| |

Opinion: TV’s Mark Twain moment

Opinion: TV’s Mark Twain moment

Dominic Mills new

Mark Twain famously said that reports of his death were exaggerated after a New York newspaper claimed he was dead and if TV could speak, it might say the same after Google chairman Eric Schmidt described the medium as ‘already over’.

Talking to advertisers in New York last week, Schmidt used the fact that YouTube had hit the 1 billion unique users a month mark to fire a shot at TV.

Well, yes, we all know YouTube is huge and bulking up continuously. And no doubt Google’s plans to add more professional content from established content makers will accelerate the trend.

But what’s really going on here is the start of a land grab for more advertising revenue. It won’t be long before we will hear Google say that because ‘YouTube commands X per cent of viewing time it should get X per cent of ad revenue’. We’re now hearing this almost weekly with mobile.

I wish people would stop this simplistic nonsense. The sense of entitlement grates.

Life, and certainly ad budgets, don’t work like this for YouTube, mobile or other media. It reminds me of that piece of graffiti: ‘eat shit – a million flies can’t be wrong.’

There’s a lot more to allocating ad budgets than just eyeballs – impact, engagement, response and so on. Before any medium can increase its share of ad revenue it has to prove itself. And that’s what YouTube – and mobile – have to do before things change.

Taken from this week’s article on Newsline by weekly columnist Dominic Mills – Epic fail by the PepsiCo numpties.

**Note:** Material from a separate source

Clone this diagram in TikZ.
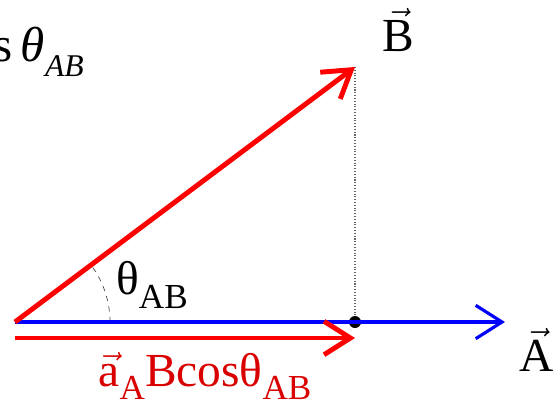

Nigel Jacklin, MD, Think Media Consultancy, on 30 May 2015
“We ran our first Future of Media Project in 2005 partly in response to people like Bill Gates saying 'in 10 years time newspapers/TV will be dead.' My perception is that the death rate has been higher amongst those who made these pronunciations than amongst the media they expected to be dead by now. As you say...it's a sales pitch...some people buy from liars, others avoid them.”